Movement for Democratic Change leader Morgan Tsvangirai is facing charges of treason as Zimbabwean authorities step up their investigations into allegations that he planned to assassinate President Robert Mugabe. Mr. Tsvangirayi denies the charges and has over the past week claimed that he was set up.
Last week, the state run television station ZBC said that Mr. Tsvangirayi was interviewed for two hours at the Criminal Investigations Department headquarters in Harare before being released on a warned and cautioned statement. He was taken to the Police Station today for fingerprints and later summoned in court, where he was formally charged.

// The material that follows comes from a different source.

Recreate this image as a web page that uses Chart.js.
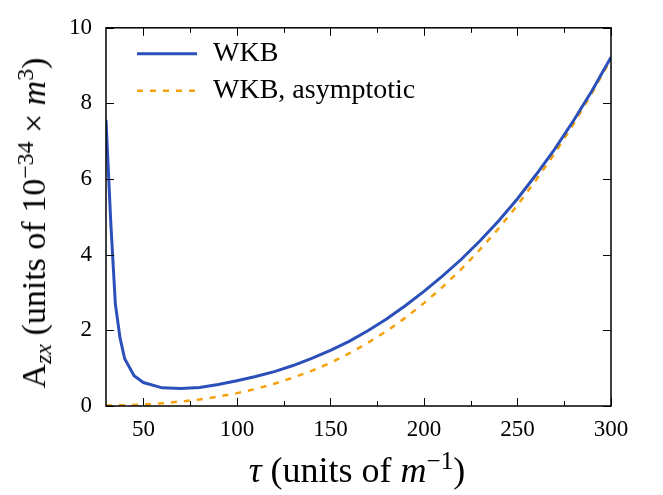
<!DOCTYPE html>
<html>
<head>
<meta charset="utf-8">
<script src="https://cdn.jsdelivr.net/npm/chart.js@4.4.1/dist/chart.umd.min.js"></script>
<style>
    body { margin: 0; background: #fff; }
    .lienzo { position: relative; width: 663px; height: 495px; }
    canvas { position: absolute; left: 0; top: 0; }
    .etiqueta {
        position: absolute;
        font-family: "Liberation Serif", serif;
        font-size: 34px;
        line-height: 1;
        white-space: nowrap;
        color: #000;
    }
    .etiqueta sup { font-size: 0.7em; line-height: 0; vertical-align: 0.5em; }
    .etiqueta sub { font-size: 0.7em; line-height: 0; vertical-align: -0.25em; }
    .eje-x { left: 357px; top: 470px; font-size: 36px; transform: translate(-50%, -50%); }
    .eje-y { left: 34px; top: 223px; transform: translate(-50%, -50%) rotate(-90deg); }
</style>
</head>
<body>
<div class="lienzo">
    <canvas id="grafica" width="663" height="495"></canvas>
    <div class="etiqueta eje-x"><i>τ</i> (units of <i>m</i><sup>−1</sup>)</div>
    <div class="etiqueta eje-y">A<sub><i>zx</i></sub> (units of 10<sup>−34</sup> × <i>m</i><sup>3</sup>)</div>
</div>
<script>
// datos
const tauWkb = [30, 32.5, 35, 37.5, 40, 45, 50, 60, 70, 80, 90, 100, 110, 120, 130, 140, 150, 160, 170, 180, 190, 200, 210, 220, 230, 240, 250, 260, 270, 280, 290, 300]
const aWkb = [7.57, 4.9, 2.7, 1.8, 1.25, 0.8, 0.62, 0.48, 0.46, 0.49, 0.57, 0.67, 0.78, 0.91, 1.07, 1.26, 1.47, 1.71, 1.99, 2.30, 2.65, 3.03, 3.44, 3.88, 4.37, 4.90, 5.48, 6.12, 6.80, 7.55, 8.35, 9.22]

const tauAsint = [30, 40, 50, 60, 70, 80, 90, 100, 110, 120, 130, 140, 150, 160, 170, 180, 190, 200, 210, 220, 230, 240, 250, 260, 270, 280, 290, 300]
const aAsint = [0.01, 0.02, 0.04, 0.07, 0.12, 0.17, 0.25, 0.34, 0.45, 0.59, 0.75, 0.93, 1.14, 1.39, 1.67, 1.98, 2.33, 2.72, 3.15, 3.62, 4.14, 4.70, 5.31, 5.98, 6.69, 7.46, 8.29, 9.18]

const etiquetas = ["WKB", "WKB, asymptotic"]
const ticksX = [50, 100, 150, 200, 250, 300]
const ticksXMenores = [75, 125, 175, 225, 275]
const ticksY = [0, 2, 4, 6, 8, 10]

const azul = "#2c50b9"
const naranja = "#f5a10c"
const fuente = "'Liberation Serif', 'Times New Roman', serif"

// marco con ticks hacia dentro en los cuatro lados + leyenda
const marcoEjes = {
    id: "marcoEjes",
    afterDraw(chart) {
        const ctx = chart.ctx
        const area = chart.chartArea
        const x = chart.scales.x
        const y = chart.scales.y
        ctx.save()
        ctx.strokeStyle = "#000"
        ctx.lineWidth = 1
        ctx.beginPath()
        ticksX.forEach(v => {
            const px = Math.round(x.getPixelForValue(v)) + 0.5
            ctx.moveTo(px, area.bottom); ctx.lineTo(px, area.bottom - 8)
            ctx.moveTo(px, area.top); ctx.lineTo(px, area.top + 8)
        })
        ticksXMenores.forEach(v => {
            const px = Math.round(x.getPixelForValue(v)) + 0.5
            ctx.moveTo(px, area.bottom); ctx.lineTo(px, area.bottom - 5)
            ctx.moveTo(px, area.top); ctx.lineTo(px, area.top + 5)
        })
        ticksY.forEach(v => {
            const py = Math.round(y.getPixelForValue(v)) + 0.5
            ctx.moveTo(area.left, py); ctx.lineTo(area.left + 8, py)
            ctx.moveTo(area.right, py); ctx.lineTo(area.right - 8, py)
        })
        ctx.stroke()

        ctx.lineWidth = 1.5
        ctx.strokeRect(area.left, area.top, area.right - area.left, area.bottom - area.top)

        // leyenda
        const filas = [{ color: azul, ancho: 3, guion: [] }, { color: naranja, ancho: 2.5, guion: [6, 7] }]
        filas.forEach((fila, i) => {
            const yy = area.top + 26 + i * 37
            ctx.strokeStyle = fila.color
            ctx.lineWidth = fila.ancho
            ctx.setLineDash(fila.guion)
            ctx.beginPath()
            ctx.moveTo(area.left + 31, yy)
            ctx.lineTo(area.left + 91, yy)
            ctx.stroke()
            ctx.setLineDash([])
            ctx.fillStyle = "#000"
            ctx.font = "28px " + fuente
            ctx.textBaseline = "middle"
            ctx.fillText(etiquetas[i], area.left + 107, yy)
        })
        ctx.restore()
    }
}

function puntos(xs, ys) {
    return xs.map((t, i) => ({ x: t, y: ys[i] }))
}

function dibujar() {
    new Chart(document.getElementById("grafica"), {
        type: "line",
        data: {
            datasets: [{
                label: etiquetas[0],
                data: puntos(tauWkb, aWkb),
                borderColor: azul,
                borderWidth: 3,
                pointRadius: 0,
                tension: 0,
            },
            {
                label: etiquetas[1],
                data: puntos(tauAsint, aAsint),
                borderColor: naranja,
                borderWidth: 2.5,
                borderDash: [6, 7],
                pointRadius: 0,
                tension: 0,
            }]
        },
        options: {
            responsive: false,
            animation: false,
            devicePixelRatio: 1,
            layout: { padding: { left: 50, top: 13, right: 52, bottom: 49 } },
            plugins: { legend: { display: false }, tooltip: { enabled: false } },
            scales: {
                x: {
                    type: "linear",
                    min: 30,
                    max: 300,
                    grid: { display: false, drawTicks: false },
                    border: { display: false },
                    afterBuildTicks: s => { s.ticks = ticksX.map(v => ({ value: v })) },
                    afterFit: s => { s.height = 40 },
                    ticks: { color: "#000", padding: 10, maxRotation: 0, font: { family: fuente, size: 23 } }
                },
                y: {
                    min: 0,
                    max: 10,
                    grid: { display: false, drawTicks: false },
                    border: { display: false },
                    afterBuildTicks: s => { s.ticks = ticksY.map(v => ({ value: v })) },
                    afterFit: s => { s.width = 56 },
                    ticks: { color: "#000", padding: 14, font: { family: fuente, size: 23 } }
                }
            }
        },
        plugins: [marcoEjes]
    })
}

document.fonts.load("23px 'Liberation Serif'").then(dibujar, dibujar)
</script>
</body>
</html>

His lawyer, Innocent Chagonda of the Harare based law firm Atherstone and Cooke speculated last week that police might formally charge Mr. Tsvangirayi if their investigations came up with what he called “sufficient evidence of first instance”. Zimbabwe Republic Police spokesman Wayne Bvudzijena says the force has carried out its investigations and the interview they had with Tsvangirai was a part of those inquiries.
The allegations against the leader of the main opposition party surfaced after an Australian television network showed a video clip of an alleged meeting between Mr. Tsvangirai and representatives of a consulting firm, Dickens and Madison. It is alleged that the planned assassination was discussed during that meeting.
The principal of Dickens and Madison, former Israeli intelligence agent Ari Ben Menashe, was in Zimbabwe last week to give his statement to the Zimbabwe Republic Police. Mr. Menashe is believed to have left more footage of the alleged meeting, which political analysts here say should constitute the main evidence to be used by the state.
University of Zimbabwe Political analyst, Dr. John Makumbe, dismisses the allegations, saying they are only meant to scare Mr. Tsvangirai into fleeing the country.